Six months after she went missing, police called off the official search for Loretta Bowersock. Nonetheless, Terri continued to spend her weekends hiking through the desert south of Phoenix.
* * *
Just over a year after she went missing, two hikers kicked at a rock in the desert and uncovered part of a human skull. When police dug just eighteen inches below the surface, they unearthed a complete female skeleton wrapped in plastic bags. One bag covered her head, another was shoved down her throat.
Dental records proved that the body was that of Loretta Bowersock. A forensic examination determined that she most likely died of asphyxiation by placing a bag over her head. The body was buried without shoes, leading police to believe that she had died at their home in Tempe.
* * *
Terri Bowersock found solace in the discovery of her mother’s body and that she could give her a proper burial. Rather than the police work involved, she credited the clairvoyant with finding her mother’s remains. Today, the same psychic can be found on social media websites spouting dozens of unsubstantiated and easily debunked conspiracy theories.
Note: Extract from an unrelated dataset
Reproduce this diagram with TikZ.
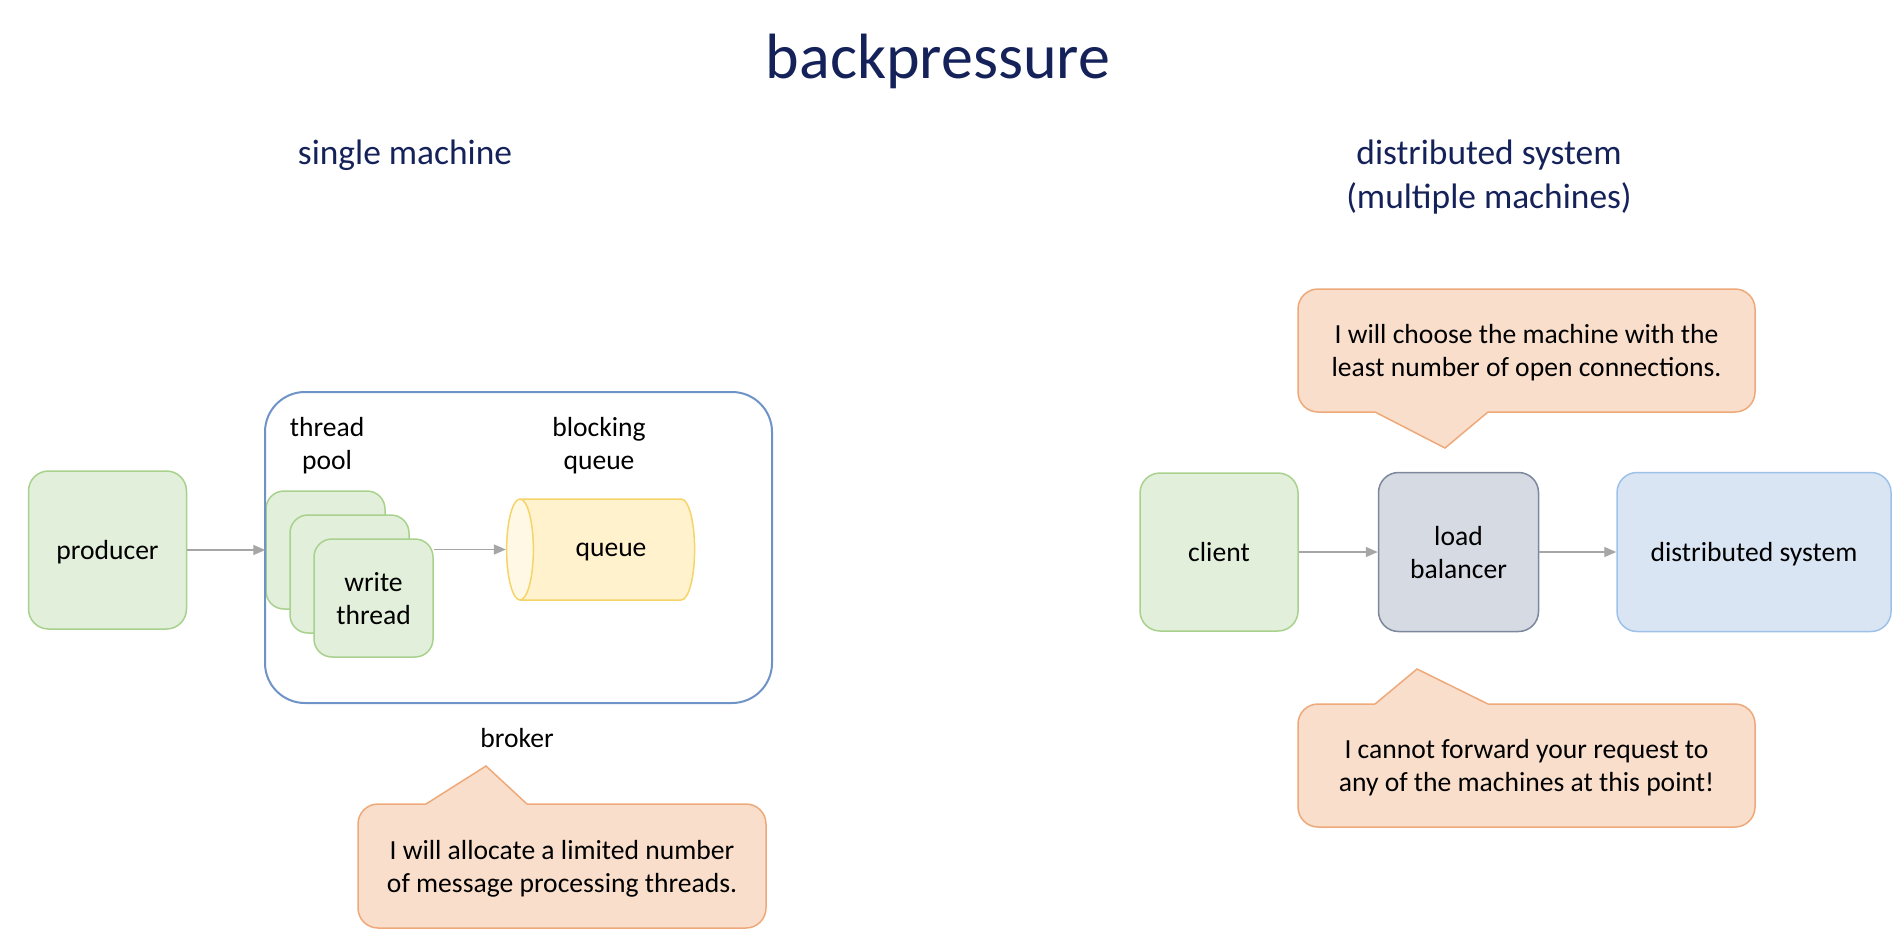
\documentclass[tikz,border=0pt]{standalone}
\usepackage{fontspec}
\setmainfont{Carlito}
\usetikzlibrary{positioning,arrows.meta,shapes.geometric}
\definecolor{navy}{HTML}{15225A}
\definecolor{greenfill}{HTML}{E2EFDA}
\definecolor{greendraw}{HTML}{A9D18E}
\definecolor{brokerdraw}{HTML}{6E93C6}
\definecolor{queuefill}{HTML}{FFF2CC}
\definecolor{queueend}{HTML}{FFF8E4}
\definecolor{queuedraw}{HTML}{F5D46A}
\definecolor{lbfill}{HTML}{D5DAE3}
\definecolor{lbdraw}{HTML}{7D889C}
\definecolor{dsfill}{HTML}{DAE5F4}
\definecolor{dsdraw}{HTML}{9DC1E8}
\definecolor{notefill}{HTML}{F9DECB}
\definecolor{notedraw}{HTML}{EEA97A}
\definecolor{arrowgrey}{HTML}{A6A6A6}
\tikzset{
    heading/.style = {
        text = navy,
        font = \fontsize{32}{38}\selectfont,
        },
    subheading/.style = {
        text = navy,
        align = center,
        font = \fontsize{17.7}{21.6}\selectfont,
        },
    box/.style = {
        draw,
        line width = 0.75pt,
        rounded corners = 10pt,
        align = center,
        text depth = 0pt,
        },
    green box/.style = {
        box,
        fill = greenfill,
        draw = greendraw,
        minimum width = 79pt,
        minimum height = 79pt,
        },
    thread box/.style = {
        green box,
        rounded corners = 9pt,
        minimum width = 59.5pt,
        minimum height = 59pt,
        },
    broker box/.style = {
        draw = brokerdraw,
        line width = 1pt,
        rounded corners = 20pt,
        minimum width = 253.5pt,
        minimum height = 155.5pt,
        },
    queue/.style = {
        cylinder,
        shape border rotate = 180,
        aspect = 1,
        draw = queuedraw,
        line width = 0.75pt,
        text depth = 0pt,
        cylinder uses custom fill,
        cylinder body fill = queuefill,
        cylinder end fill = queueend,
        minimum width = 50.5pt,
        minimum height = 94pt,
        },
    balancer/.style = {
        box,
        fill = lbfill,
        draw = lbdraw,
        minimum width = 80pt,
        minimum height = 79.5pt,
        },
    target/.style = {
        box,
        fill = dsfill,
        draw = dsdraw,
        minimum width = 137pt,
        minimum height = 79.5pt,
        },
    note/.style = {
        fill = notefill,
        draw = notedraw,
        line width = 0.75pt,
        rounded corners = 10pt,
        align = center,
        text depth = 0pt,
        },
    note fill/.style = {
        fill = notefill,
        },
    note line/.style = {
        draw = notedraw,
        line width = 0.75pt,
        },
    flow/.style = {
        draw = arrowgrey,
        line width = 0.7pt,
        -{Triangle[length=6pt,width=5pt]},
        },
}

\begin{document}
\begin{tikzpicture}[x=0.5pt, y=-0.5pt, font=\fontsize{13.8}{16.5}\selectfont]
    \useasboundingbox (0,0) rectangle (1898,937);

    \node[heading, anchor=base] (title) at (938,78) {backpressure};
    \node[subheading, anchor=base] (single) at (405,164) {single machine};
    \node[subheading] (multi) at (1489,177) {distributed system\\(multiple machines)};

    % single machine
    \node[green box] (producer) at (107.5,550) {producer};
    \node[thread box, right=39pt of producer] (pool1) {};
    \node[thread box] (pool2) at ([shift={(24,24)}]pool1.center) {};
    \node[thread box] (pool3) at ([shift={(24,24)}]pool2.center) {write\\thread};
    \node[queue] (queue) at (611,549.5) {queue};
    \node[broker box] (broker) at (518.5,547.5) {};
    \node[align=center] (pool label) at (327,446) {thread\\pool};
    \node[align=center] (queue label) at (599,446) {blocking\\queue};
    \node[anchor=base] (broker label) at (517,747) {broker};

    \path[flow] (producer) -- (pool1);
    \path[flow] (queue.west -| pool3.east) -- (queue.west);

    \node[note, minimum width=204pt, minimum height=62pt] (allocate) at (562,866)
        {I will allocate a limited number\\of message processing threads.};
    \coordinate (allocate tip) at (486,766);
    \fill[note fill] (426,808) -- (426,804) -- (allocate tip) -- (527,804) -- (527,808) -- cycle;
    \draw[note line] (426,804) -- (allocate tip) -- (527,804);

    % distributed system
    \node[green box] (client) at (1219,552) {client};
    \node[balancer, right=39.5pt of client] (lb) {load\\balancer};
    \node[target, right=38.5pt of lb] (ds) {distributed system};

    \path[flow] (client) -- (lb);
    \path[flow] (lb) -- (ds);

    \node[note, minimum width=228.5pt, minimum height=61.5pt] (choose) at (1526.5,350.5)
        {I will choose the machine with the\\least number of open connections.};
    \coordinate (choose tip) at (1445,448);
    \fill[note fill] (1375,408) -- (1375,412) -- (choose tip) -- (1488,412) -- (1488,408) -- cycle;
    \draw[note line] (1375,412) -- (choose tip) -- (1488,412);

    \node[note, minimum width=228.5pt, minimum height=61.5pt] (refuse) at (1526.5,765.5)
        {I cannot forward your request to\\any of the machines at this point!};
    \coordinate (refuse tip) at (1417,669);
    \fill[note fill] (1375,708) -- (1375,704) -- (refuse tip) -- (1488,704) -- (1488,708) -- cycle;
    \draw[note line] (1375,704) -- (refuse tip) -- (1488,704);
\end{tikzpicture}
\end{document}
The economic downturn wasn’t kind to Terri Bowersock and her consignment stores. Three years after her mother’s body was found, her multi-million dollar empire came crumbling down. The Better Business Bureau received 188 complaints in a matter of thirty-six months. Google and Yelp were filled with negative reviews of her businesses from people who put their furniture on consignment and never saw a dime in return.
The business she started with a $2,000 loan – which had grown to seventeen stores, employed 300 people, and made $36 million a year – eventually filed for bankruptcy protection. Terri Bowersock also filed for personal bankruptcy.